Сам сел не в привычное кресло во главе стола, а на стул напротив своего подчинённого, без пяти минут партнёра. Апаткин сел и выжидал, он знал что начальству дОлжно вступить в разговор первым, начинать самому негоже. Сергей Валентинович посмотрел не него, раскрыл какую-то папку с бумагами, опустил глаза, снова поднял, погладил собственную блестящую лысину.
– Андрей Анатольевич, я очень доволен вашей работой, особенно последней командировкой. Наши показатели рентабельности, по результатам за последний квартал, никогда не были такими высокими. Прибыль для собственников зашкаливает! Мажоритарные акционеры мне звонили, просили сделать вас партнёром, они готовы поделиться частью акций, чтобы вы здесь оставались и на благо нашей славной компании трудились…
– Сергей Валентинович, это большая честь для меня, и даже плохо пока верится в такое лестное предложение. – Он напрочь позабыл о рвении к свободе, кораблях, буе ревуне, сознание заволок вкусный кусок, брошенный в вольер. – Конечно, я согласен, и буду работать не покладая рук, максимальные усилия прилагать чтобы акционеры были счастливы.
– Ну вы теперь и сам акционер, пять процентов они согласны вам выделить. – Добавил шеф.

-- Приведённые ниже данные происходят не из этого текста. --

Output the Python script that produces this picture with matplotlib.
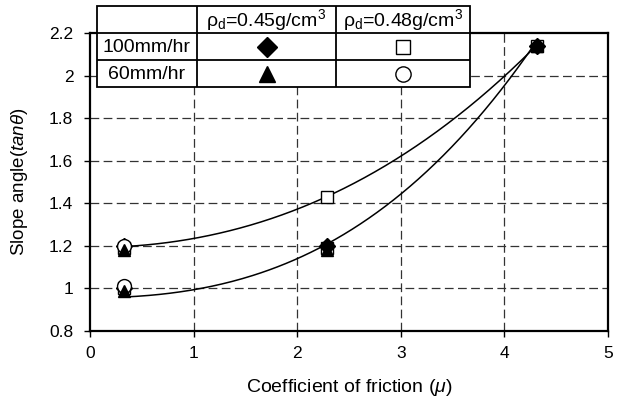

Ночью, когда Апаткина доставили до квартиры после пирушки по случаю назначения его партнёром, он рухнул на кровать, но долго не мог заснуть, вертелся, и жгло его внутри, вместе с водкой, чувство ускользающей свободы, такой близкой, но такой страшной и обременительной, что расставался он с ней не сожалея, крепче вгрызаясь в предложенный ему кусок мяса, мечтая об отпуске на Гаваях, и особняке в Петергофе. Заснул он в четвёртом часу, не слыша ни стона ревуна, ни гула прибоя, ничего, что напомнило бы ему о внутренней пустоте.